--- TO DO ---
Word for word, quote all of the material, omitting the pictures.

[Begin]

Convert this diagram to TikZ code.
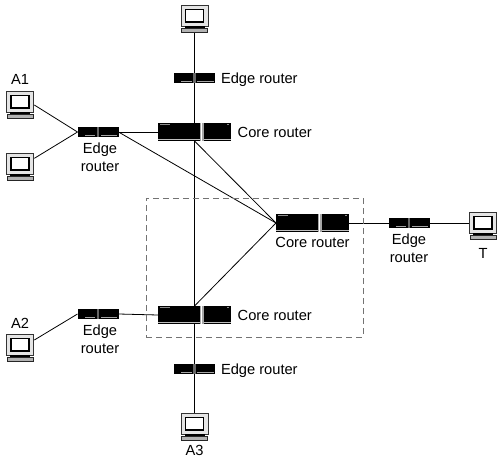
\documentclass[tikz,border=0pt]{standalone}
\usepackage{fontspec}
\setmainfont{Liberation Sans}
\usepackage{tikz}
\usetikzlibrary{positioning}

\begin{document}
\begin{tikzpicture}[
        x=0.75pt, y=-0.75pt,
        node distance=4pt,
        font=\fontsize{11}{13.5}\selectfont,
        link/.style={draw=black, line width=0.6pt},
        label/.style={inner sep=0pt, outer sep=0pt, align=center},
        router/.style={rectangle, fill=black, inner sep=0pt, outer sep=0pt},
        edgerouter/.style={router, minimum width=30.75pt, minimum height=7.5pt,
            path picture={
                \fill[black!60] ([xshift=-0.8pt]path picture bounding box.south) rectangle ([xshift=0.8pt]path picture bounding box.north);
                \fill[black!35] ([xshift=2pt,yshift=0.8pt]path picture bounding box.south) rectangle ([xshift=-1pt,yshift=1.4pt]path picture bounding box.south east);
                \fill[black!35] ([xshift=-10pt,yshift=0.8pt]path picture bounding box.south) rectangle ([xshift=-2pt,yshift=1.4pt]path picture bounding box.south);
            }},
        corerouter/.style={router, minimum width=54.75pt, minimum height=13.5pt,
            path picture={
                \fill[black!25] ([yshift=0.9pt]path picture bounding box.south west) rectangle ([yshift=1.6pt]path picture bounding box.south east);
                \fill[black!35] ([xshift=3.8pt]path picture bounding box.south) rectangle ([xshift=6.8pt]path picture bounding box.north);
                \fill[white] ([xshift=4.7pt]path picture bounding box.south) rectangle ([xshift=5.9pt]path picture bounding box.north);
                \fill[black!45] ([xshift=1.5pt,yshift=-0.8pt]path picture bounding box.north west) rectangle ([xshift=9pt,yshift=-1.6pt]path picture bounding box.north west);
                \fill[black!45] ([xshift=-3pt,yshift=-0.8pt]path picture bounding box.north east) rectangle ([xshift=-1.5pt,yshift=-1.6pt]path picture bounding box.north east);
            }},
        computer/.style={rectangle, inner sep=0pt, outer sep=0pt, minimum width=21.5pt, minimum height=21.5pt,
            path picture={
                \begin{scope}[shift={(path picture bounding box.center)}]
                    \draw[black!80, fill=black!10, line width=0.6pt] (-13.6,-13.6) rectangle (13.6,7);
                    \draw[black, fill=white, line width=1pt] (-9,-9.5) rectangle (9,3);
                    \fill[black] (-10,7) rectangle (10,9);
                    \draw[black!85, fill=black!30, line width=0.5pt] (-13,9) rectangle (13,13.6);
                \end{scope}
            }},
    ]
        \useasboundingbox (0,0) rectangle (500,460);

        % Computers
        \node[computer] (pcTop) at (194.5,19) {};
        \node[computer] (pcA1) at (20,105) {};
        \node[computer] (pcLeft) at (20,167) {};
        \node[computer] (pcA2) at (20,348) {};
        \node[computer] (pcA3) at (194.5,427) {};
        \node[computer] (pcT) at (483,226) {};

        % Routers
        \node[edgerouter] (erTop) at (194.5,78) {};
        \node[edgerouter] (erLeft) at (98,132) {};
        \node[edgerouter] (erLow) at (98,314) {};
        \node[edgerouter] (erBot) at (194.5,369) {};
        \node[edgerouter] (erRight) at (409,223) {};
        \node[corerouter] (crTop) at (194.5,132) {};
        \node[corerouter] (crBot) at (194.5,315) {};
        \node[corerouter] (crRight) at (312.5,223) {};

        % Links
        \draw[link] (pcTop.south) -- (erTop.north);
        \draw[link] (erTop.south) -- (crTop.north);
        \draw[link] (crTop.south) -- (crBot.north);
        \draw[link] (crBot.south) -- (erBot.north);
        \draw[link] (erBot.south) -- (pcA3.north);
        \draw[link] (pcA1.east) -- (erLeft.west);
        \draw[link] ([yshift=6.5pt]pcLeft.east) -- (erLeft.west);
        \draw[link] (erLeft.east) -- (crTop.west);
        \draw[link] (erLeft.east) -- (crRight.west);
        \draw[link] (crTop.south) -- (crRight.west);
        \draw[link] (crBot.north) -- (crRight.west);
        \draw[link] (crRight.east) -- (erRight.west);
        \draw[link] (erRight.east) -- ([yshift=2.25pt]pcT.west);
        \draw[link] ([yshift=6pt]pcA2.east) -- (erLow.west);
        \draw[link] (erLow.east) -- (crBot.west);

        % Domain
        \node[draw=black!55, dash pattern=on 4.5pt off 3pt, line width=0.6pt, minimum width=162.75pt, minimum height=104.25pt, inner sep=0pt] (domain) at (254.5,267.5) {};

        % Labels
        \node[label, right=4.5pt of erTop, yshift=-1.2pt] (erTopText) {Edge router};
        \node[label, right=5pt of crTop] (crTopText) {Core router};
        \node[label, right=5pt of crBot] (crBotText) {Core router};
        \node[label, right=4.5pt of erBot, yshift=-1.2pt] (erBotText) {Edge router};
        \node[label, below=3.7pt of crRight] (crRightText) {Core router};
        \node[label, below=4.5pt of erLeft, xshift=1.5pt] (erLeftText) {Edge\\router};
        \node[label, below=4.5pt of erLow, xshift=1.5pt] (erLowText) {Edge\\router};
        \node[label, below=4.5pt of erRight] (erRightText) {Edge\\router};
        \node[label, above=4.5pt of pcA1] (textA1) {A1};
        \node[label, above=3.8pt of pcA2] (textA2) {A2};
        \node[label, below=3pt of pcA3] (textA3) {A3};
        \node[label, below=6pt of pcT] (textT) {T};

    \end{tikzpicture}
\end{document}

[End]

--- TASK SOLUTION ---
Convert this diagram to TikZ code.
\documentclass[tikz,border=0pt]{standalone}
\usepackage{fontspec}
\setmainfont{Liberation Sans}
\usepackage{tikz}
\usetikzlibrary{positioning}

\begin{document}
\begin{tikzpicture}[
        x=0.75pt, y=-0.75pt,
        node distance=4pt,
        font=\fontsize{11}{13.5}\selectfont,
        link/.style={draw=black, line width=0.6pt},
        label/.style={inner sep=0pt, outer sep=0pt, align=center},
        router/.style={rectangle, fill=black, inner sep=0pt, outer sep=0pt},
        edgerouter/.style={router, minimum width=30.75pt, minimum height=7.5pt,
            path picture={
                \fill[black!60] ([xshift=-0.8pt]path picture bounding box.south) rectangle ([xshift=0.8pt]path picture bounding box.north);
                \fill[black!35] ([xshift=2pt,yshift=0.8pt]path picture bounding box.south) rectangle ([xshift=-1pt,yshift=1.4pt]path picture bounding box.south east);
                \fill[black!35] ([xshift=-10pt,yshift=0.8pt]path picture bounding box.south) rectangle ([xshift=-2pt,yshift=1.4pt]path picture bounding box.south);
            }},
        corerouter/.style={router, minimum width=54.75pt, minimum height=13.5pt,
            path picture={
                \fill[black!25] ([yshift=0.9pt]path picture bounding box.south west) rectangle ([yshift=1.6pt]path picture bounding box.south east);
                \fill[black!35] ([xshift=3.8pt]path picture bounding box.south) rectangle ([xshift=6.8pt]path picture bounding box.north);
                \fill[white] ([xshift=4.7pt]path picture bounding box.south) rectangle ([xshift=5.9pt]path picture bounding box.north);
                \fill[black!45] ([xshift=1.5pt,yshift=-0.8pt]path picture bounding box.north west) rectangle ([xshift=9pt,yshift=-1.6pt]path picture bounding box.north west);
                \fill[black!45] ([xshift=-3pt,yshift=-0.8pt]path picture bounding box.north east) rectangle ([xshift=-1.5pt,yshift=-1.6pt]path picture bounding box.north east);
            }},
        computer/.style={rectangle, inner sep=0pt, outer sep=0pt, minimum width=21.5pt, minimum height=21.5pt,
            path picture={
                \begin{scope}[shift={(path picture bounding box.center)}]
                    \draw[black!80, fill=black!10, line width=0.6pt] (-13.6,-13.6) rectangle (13.6,7);
                    \draw[black, fill=white, line width=1pt] (-9,-9.5) rectangle (9,3);
                    \fill[black] (-10,7) rectangle (10,9);
                    \draw[black!85, fill=black!30, line width=0.5pt] (-13,9) rectangle (13,13.6);
                \end{scope}
            }},
    ]
        \useasboundingbox (0,0) rectangle (500,460);

        % Computers
        \node[computer] (pcTop) at (194.5,19) {};
        \node[computer] (pcA1) at (20,105) {};
        \node[computer] (pcLeft) at (20,167) {};
        \node[computer] (pcA2) at (20,348) {};
        \node[computer] (pcA3) at (194.5,427) {};
        \node[computer] (pcT) at (483,226) {};

        % Routers
        \node[edgerouter] (erTop) at (194.5,78) {};
        \node[edgerouter] (erLeft) at (98,132) {};
        \node[edgerouter] (erLow) at (98,314) {};
        \node[edgerouter] (erBot) at (194.5,369) {};
        \node[edgerouter] (erRight) at (409,223) {};
        \node[corerouter] (crTop) at (194.5,132) {};
        \node[corerouter] (crBot) at (194.5,315) {};
        \node[corerouter] (crRight) at (312.5,223) {};

        % Links
        \draw[link] (pcTop.south) -- (erTop.north);
        \draw[link] (erTop.south) -- (crTop.north);
        \draw[link] (crTop.south) -- (crBot.north);
        \draw[link] (crBot.south) -- (erBot.north);
        \draw[link] (erBot.south) -- (pcA3.north);
        \draw[link] (pcA1.east) -- (erLeft.west);
        \draw[link] ([yshift=6.5pt]pcLeft.east) -- (erLeft.west);
        \draw[link] (erLeft.east) -- (crTop.west);
        \draw[link] (erLeft.east) -- (crRight.west);
        \draw[link] (crTop.south) -- (crRight.west);
        \draw[link] (crBot.north) -- (crRight.west);
        \draw[link] (crRight.east) -- (erRight.west);
        \draw[link] (erRight.east) -- ([yshift=2.25pt]pcT.west);
        \draw[link] ([yshift=6pt]pcA2.east) -- (erLow.west);
        \draw[link] (erLow.east) -- (crBot.west);

        % Domain
        \node[draw=black!55, dash pattern=on 4.5pt off 3pt, line width=0.6pt, minimum width=162.75pt, minimum height=104.25pt, inner sep=0pt] (domain) at (254.5,267.5) {};

        % Labels
        \node[label, right=4.5pt of erTop, yshift=-1.2pt] (erTopText) {Edge router};
        \node[label, right=5pt of crTop] (crTopText) {Core router};
        \node[label, right=5pt of crBot] (crBotText) {Core router};
        \node[label, right=4.5pt of erBot, yshift=-1.2pt] (erBotText) {Edge router};
        \node[label, below=3.7pt of crRight] (crRightText) {Core router};
        \node[label, below=4.5pt of erLeft, xshift=1.5pt] (erLeftText) {Edge\\router};
        \node[label, below=4.5pt of erLow, xshift=1.5pt] (erLowText) {Edge\\router};
        \node[label, below=4.5pt of erRight] (erRightText) {Edge\\router};
        \node[label, above=4.5pt of pcA1] (textA1) {A1};
        \node[label, above=3.8pt of pcA2] (textA2) {A2};
        \node[label, below=3pt of pcA3] (textA3) {A3};
        \node[label, below=6pt of pcT] (textT) {T};

    \end{tikzpicture}
\end{document}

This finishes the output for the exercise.